I have said it before, but I will say it again. I believe that a heartfelt tracking of art through 1913 to 2017 has shown that art should no longer be conceived for nor placed in galleries and museums. There is such a behemoth financial and really material web of exhibition spaces built up in the so-called western world anyway that stands as though art could not be any other way. But of course it can. And honestly, if I am writing honestly, it is a very frustrating thing, wait, maybe it is a very awesome thing to publish independently. I envisioned this essay which was really to be very brief, to emerge into the world as an article, self-published through my Linked In profile. I am not really sure what kind of content is even supposed to be on there, however it is so far the only viable means of enacting a piece of writing and getting it into the public sphere that I have been able to at least somewhat authentically connect with. The irony is that, for as much as I do believe that I am an artist, musician and writer as my profile claims the stages and walls upon which my songs are shared and my artwork hung are not always traditional. I hope you see the connection between that struggle and the struggle at large that I feel the art world is facing.
My points of reference as I have said are many but I have two from the past century that I feel stand tall and mark specific transitions in the development of contemporary art which is also very much the development of contemporary thought. At some point art became about ideas as much as it was about a mark or a form. Perhaps it was always about an idea. The two examples I have mentioned are Marcel Duchamp and John Cage, Duchamp for his readymade and Cage for his breakthrough that all sound is music. These two points of divergence has splintered infinitely in the best way possible I feel and have brought us to a point, along with the Happenings of 1960 and many, many other movements and efforts, where art is much more now an attitude or at least something that is taken up through an attitude. I have termed this the artistic attitude, using the natural attitude versus the philosophical attitude to situate what it might mean to have an artistic attitude and what it would mean to take it up.
The ramifications for this are really rather tremendous and completely erases while creating anew in a rather grand and simultaneously minute gesture the landscape of art itself. No more would art be a thing or even an experience cordoned off in a brick and mortar space called a museum or a gallery. Art would be the craft of life itself. What we choose to wear, eat and inhabit would be the stuff of art. Love making, cooking and travel would all be expressions of art because there would no longer be a difference made between art and non-art. Art in this sense, which again is not only something that seems very intuitive but also something that the historical development of art through the ages has shown, is coming to pass as something very much in the vein of personal development and character building more than perhaps anything else. We in a sense are no longer making things or even experiences of things, rather we are making ourselves and each other. We are co-creating our very lives with the manifest destiny of material and existential reality.
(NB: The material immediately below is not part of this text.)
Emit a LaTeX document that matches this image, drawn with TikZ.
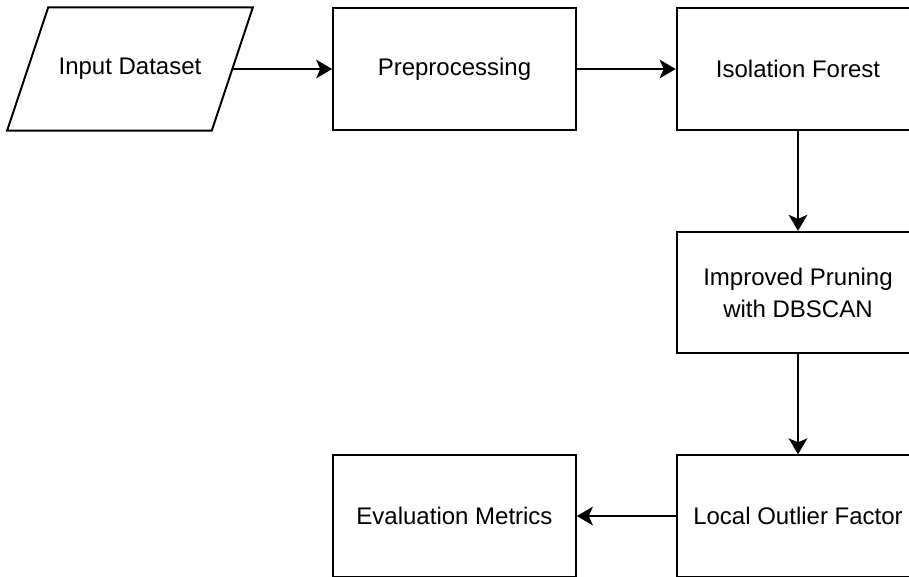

I see this as having tremendous impact on how art becomes enacted in the world. Much of this understanding has arisen in part from conversations that I have had, especially contemplative conversations with my aunt who is a student of human potential in her own right. Once we are summoned to the stage of life itself with an art literally in hand we find that nothing escapes our artistry. Every moment and interaction is a manifestation of the divine and sublime undertaking of mere consciousness itself as it is connected to sensorium and the many and so-called dividedness of all that there is and is not.
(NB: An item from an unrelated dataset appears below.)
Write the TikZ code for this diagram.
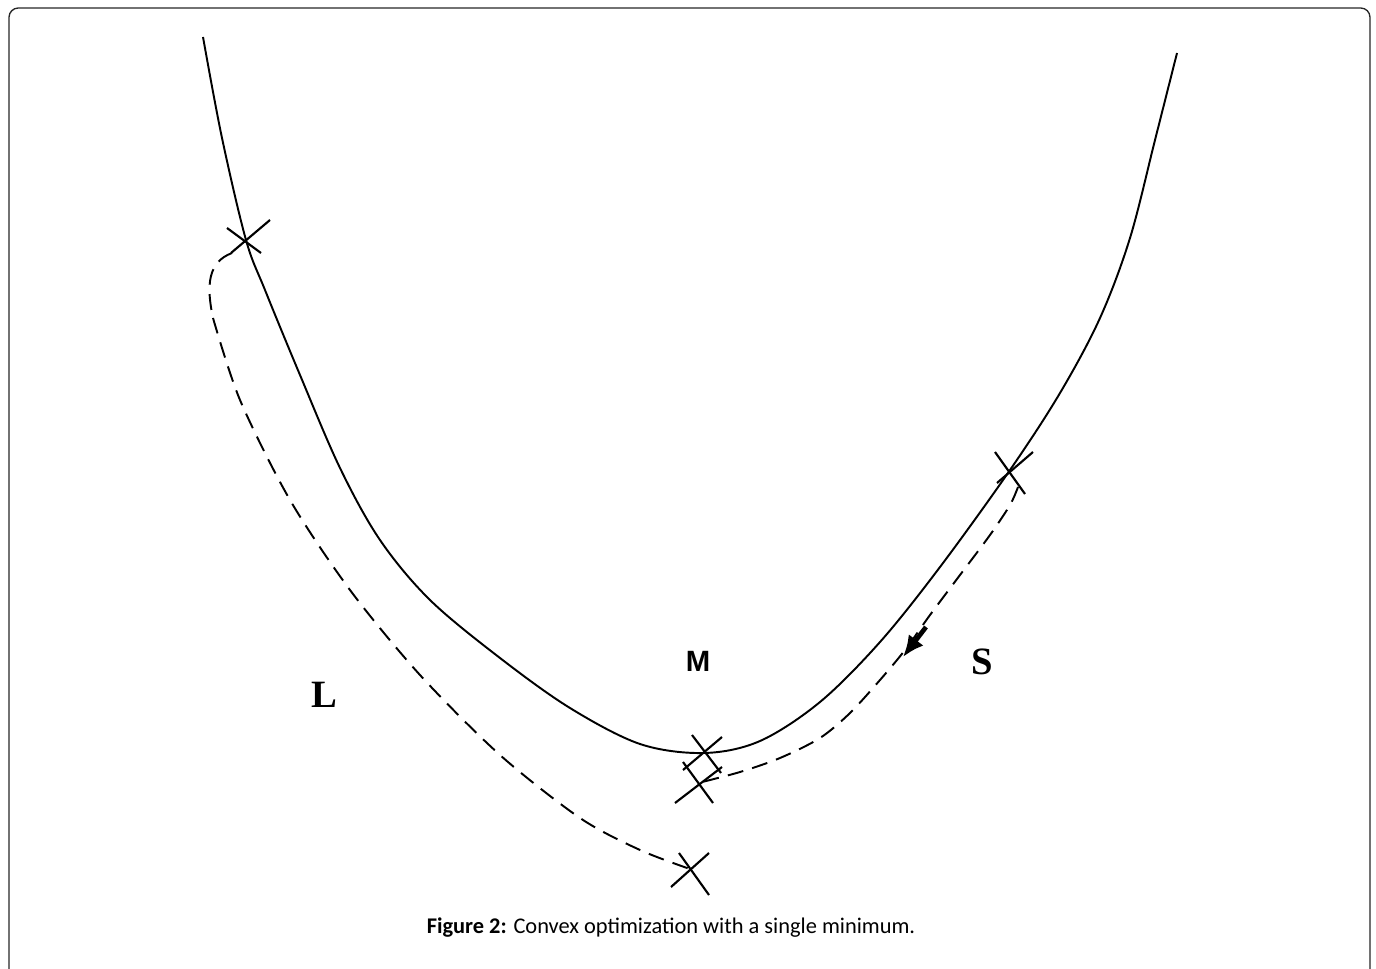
\documentclass[tikz,border=0pt]{standalone}
\usepackage{fontspec}
\setmainfont{Liberation Serif}
\newfontfamily\capfont{Carlito}
\newfontfamily\msans{Liberation Sans}
\usetikzlibrary{arrows.meta}
\begin{document}
\begin{tikzpicture}[x=0.75pt,y=-0.75pt,
  curve/.style={line width=1.45pt,line join=round},
  xarm/.style={line width=1.6pt},
  dpath/.style={line width=1.45pt,dash pattern=on 12pt off 7pt},
  lbl/.style={inner sep=0pt,font=\fontsize{29}{31}\selectfont\bfseries}]
\useasboundingbox (0,0) rectangle (1376,969);
% frame
\draw[line width=1pt,rounded corners=7pt,black!85] (9,972) -- (9,8) -- (1370,8) -- (1370,972);
% main curve
\draw[curve] plot[smooth,tension=0.55] coordinates {(203,37) (222,138) (246,240) (265,290) (300,375) (340,468) (380,540) (430,600) (500,658) (570,708) (640,744) (704,753) (760,741) (820,702) (880,642) (940,567) (1010,470) (1060,393) (1100,318) (1130,238) (1155,140) (1177,53)};
% cross centres
\coordinate (c1) at (247,242);
\coordinate (cm) at (703,753);
\coordinate (cl) at (698,783);
\coordinate (cs) at (1010,472);
\coordinate (cb) at (690,869);
% crosses
\draw[xarm] (c1) ++(-20,-14) -- ++(34,25);
\draw[xarm] (c1) ++(23,-22) -- ++(-39,33);
\draw[xarm] (cm) ++(-11,-18) -- ++(29,38);
\draw[xarm] (cm) ++(19,-16) -- ++(-39,33);
\draw[xarm] (cl) ++(-15,-21) -- ++(30,41);
\draw[xarm] (cl) ++(24,-16) -- ++(-47,36);
\draw[xarm] (cs) ++(-15,-20) -- ++(30,42);
\draw[xarm] (cs) ++(23,-20) -- ++(-36,31);
\draw[xarm] (cb) ++(-11,-16) -- ++(30,42);
\draw[xarm] (cb) ++(19,-16) -- ++(-38,34);
% dashed path L
\draw[dpath] (c1) ++(-15,11) .. controls (208,262) and (206,285) .. (213,318)
  plot[smooth,tension=0.5] coordinates {(213,318) (240,400) (290,500) (350,590) (420,675) (500,755) (580,818) (640,850) (690,869)};
% dashed path S
\draw[dpath] plot[smooth,tension=0.5] coordinates {(1018,487) (1010,505) (990,535) (960,575) (930,615) (905,650) (880,680) (850,713) (820,738) (780,758) (740,772) (698,783)};
% arrow
\draw[-{Latex[length=16pt,width=14pt]},line width=3.5pt] (926,627) -- (903,657);
% labels
\node[lbl] (L) at (324,695) {L};
\node[lbl,font=\msans\fontsize{22}{24}\selectfont\bfseries] (M) at (698,661) {M};
\node[lbl] (S) at (982,662) {S};
\node[inner sep=0pt] (cap) at (671,928) {\capfont\fontsize{16.8}{18}\selectfont\textbf{Figure 2:} Convex optimization with a single minimum.};
\end{tikzpicture}
\end{document}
(pause, a bit to eat and drink)
I just realized that stream of consciousness could be the very best way of getting at ideas, new ideas and therefore potentially new ways of living. I really, really like that phrase new ways of living. I love the idea of the reader picking a phrase out of the writing to name a bit of writing. Perhaps some will like the phrase New Ways of Living as such. And I have to say as well that it occurred to me that not worrying about the writing all fitting together perfect is perhaps even more effective. At times I am thinking in so many different directions. But there are connections to be made! There are always connections to be made from wherever you start out and wherever you are going.
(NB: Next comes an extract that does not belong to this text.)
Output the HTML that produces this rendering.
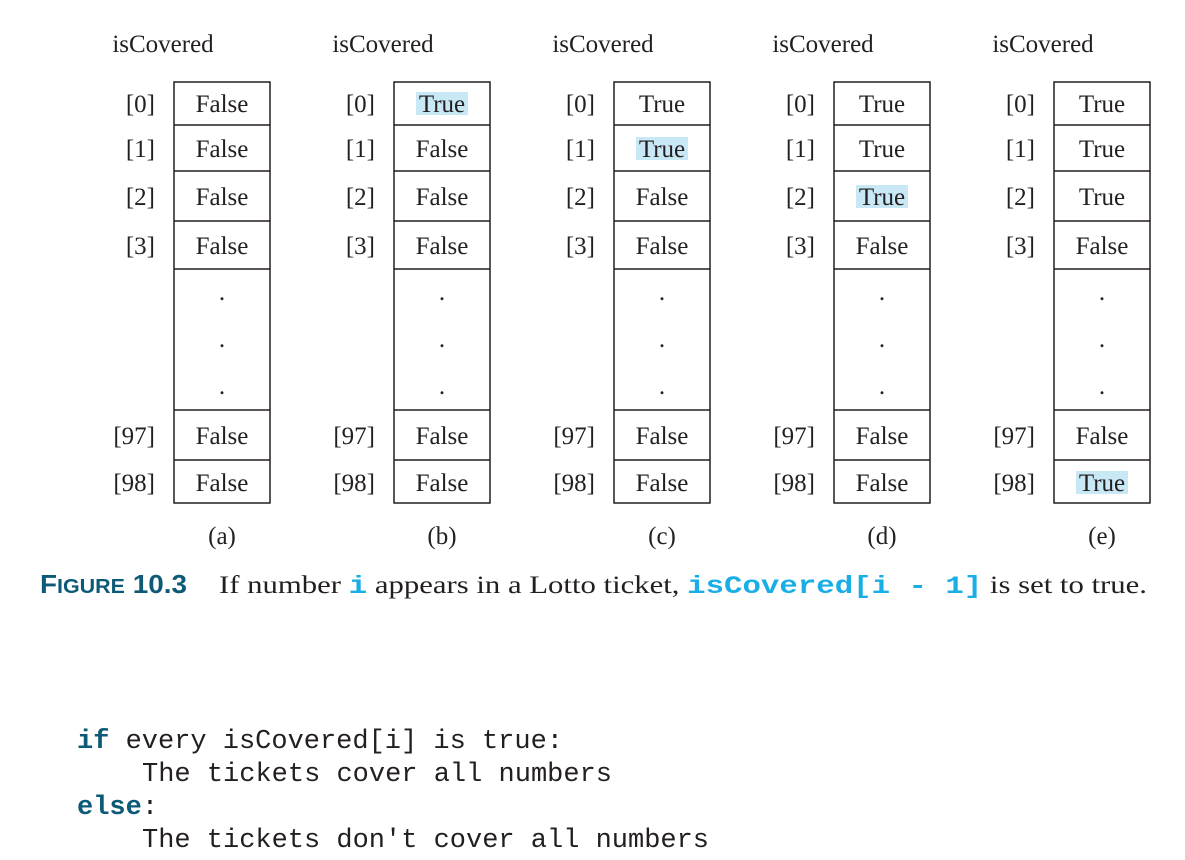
<!DOCTYPE html>
<html><head><meta charset="utf-8"><style>
html,body{margin:0;padding:0;background:#fff;}
svg{display:block}
.s{font-family:"Liberation Serif",serif;font-size:25px;fill:#231f20}
.m{font-family:"Liberation Mono",monospace;font-size:27px;fill:#231f20}
</style></head><body>
<svg width="1185" height="860" viewBox="0 0 1185 860" xmlns="http://www.w3.org/2000/svg">
<defs>
<g id="col">
  <text class="s" x="163" y="52" text-anchor="middle">isCovered</text>
  <rect x="174" y="82" width="96" height="421" fill="none" stroke="#231f20" stroke-width="1.5"/>
  <g stroke="#231f20" stroke-width="1.5">
    <line x1="174" y1="125" x2="270" y2="125"/>
    <line x1="174" y1="171" x2="270" y2="171"/>
    <line x1="174" y1="221" x2="270" y2="221"/>
    <line x1="174" y1="269" x2="270" y2="269"/>
    <line x1="174" y1="410" x2="270" y2="410"/>
    <line x1="174" y1="460" x2="270" y2="460"/>
  </g>
  <g class="s" text-anchor="end">
    <text x="155" y="112">[0]</text>
    <text x="155" y="157">[1]</text>
    <text x="155" y="205">[2]</text>
    <text x="155" y="254">[3]</text>
    <text x="155" y="444">[97]</text>
    <text x="155" y="491">[98]</text>
  </g>
  <g class="s" text-anchor="middle">
    <text x="222" y="300">.</text>
    <text x="222" y="347">.</text>
    <text x="222" y="394">.</text>
  </g>
</g>
</defs>
<!-- highlights -->
<g fill="#c9e8f6">
  <rect x="416" y="92" width="52" height="23"/>
  <rect x="636" y="137" width="52" height="23"/>
  <rect x="856" y="185" width="52" height="23"/>
  <rect x="1076" y="471" width="52" height="23"/>
</g>
<use href="#col"/>
<use href="#col" transform="translate(220,0)"/>
<use href="#col" transform="translate(440,0)"/>
<use href="#col" transform="translate(660,0)"/>
<use href="#col" transform="translate(880,0)"/>
<g class="s" text-anchor="middle">
  <!-- a -->
  <text x="222" y="112">False</text><text x="222" y="157">False</text><text x="222" y="205">False</text><text x="222" y="254">False</text><text x="222" y="444">False</text><text x="222" y="491">False</text><text x="222" y="544">(a)</text>
  <!-- b -->
  <text x="442" y="112">True</text><text x="442" y="157">False</text><text x="442" y="205">False</text><text x="442" y="254">False</text><text x="442" y="444">False</text><text x="442" y="491">False</text><text x="442" y="544">(b)</text>
  <!-- c -->
  <text x="662" y="112">True</text><text x="662" y="157">True</text><text x="662" y="205">False</text><text x="662" y="254">False</text><text x="662" y="444">False</text><text x="662" y="491">False</text><text x="662" y="544">(c)</text>
  <!-- d -->
  <text x="882" y="112">True</text><text x="882" y="157">True</text><text x="882" y="205">True</text><text x="882" y="254">False</text><text x="882" y="444">False</text><text x="882" y="491">False</text><text x="882" y="544">(d)</text>
  <!-- e -->
  <text x="1102" y="112">True</text><text x="1102" y="157">True</text><text x="1102" y="205">True</text><text x="1102" y="254">False</text><text x="1102" y="444">False</text><text x="1102" y="491">True</text><text x="1102" y="544">(e)</text>
</g>
<!-- caption -->
<text x="40" y="593" font-family="Liberation Sans,sans-serif" font-weight="bold" fill="#0d5a78" textLength="147" lengthAdjust="spacingAndGlyphs"><tspan font-size="26">F</tspan><tspan font-size="20">IGURE</tspan><tspan font-size="26"> 10.3</tspan></text>
<text x="219" y="593" class="s" font-size="27" textLength="928" lengthAdjust="spacingAndGlyphs">If number <tspan font-family="Liberation Mono,monospace" font-weight="bold" fill="#1aaee6">i</tspan> appears in a Lotto ticket, <tspan font-family="Liberation Mono,monospace" font-weight="bold" fill="#1aaee6">isCovered[i - 1]</tspan> is set to true.</text>
<!-- code -->
<text class="m" x="77" y="748" textLength="486" lengthAdjust="spacingAndGlyphs"><tspan font-weight="bold" fill="#0d5a78">if</tspan> every isCovered[i] is true:</text>
<text class="m" x="142" y="781" textLength="470" lengthAdjust="spacingAndGlyphs">The tickets cover all numbers</text>
<text class="m" x="77" y="814"><tspan font-weight="bold" fill="#0d5a78">else</tspan>:</text>
<text class="m" x="142" y="847" textLength="567" lengthAdjust="spacingAndGlyphs">The tickets don't cover all numbers</text>
</svg>
</body></html>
There is a connection that I wanted to draw from the beginning in this writing because I thought it would make for a nice tying up effect. The connection was that one day the idea of a museum could become like it was in Fahrenheit 451 and in antiquity, essentially just a group of people congregating. I am not overtly religious but that sounds very similar to what churches do. Sharing knowledge person to person without books, computers or objects could be the wave of the future. Symposiums would take the place of art fairs. You would have conversations replace the idea of talks give to people. Everything would be shared and interactive content. It would be by nature participatory. And as it has been said the death of the author would already be accounted for in that conversation and knowledge interchange or exchange would be the improvised method for dispersing information, remembered experience and lived experience in real time. It does away with all mediums and brings art back to life itself, to the manifest soul as it were, to the breath, the eye, eye to eye, mouth to ear, heart to heart, presence to presence and so on and so forth. We are the stage. We are the wall. We are the venue. We are the art. To share art is simply to be.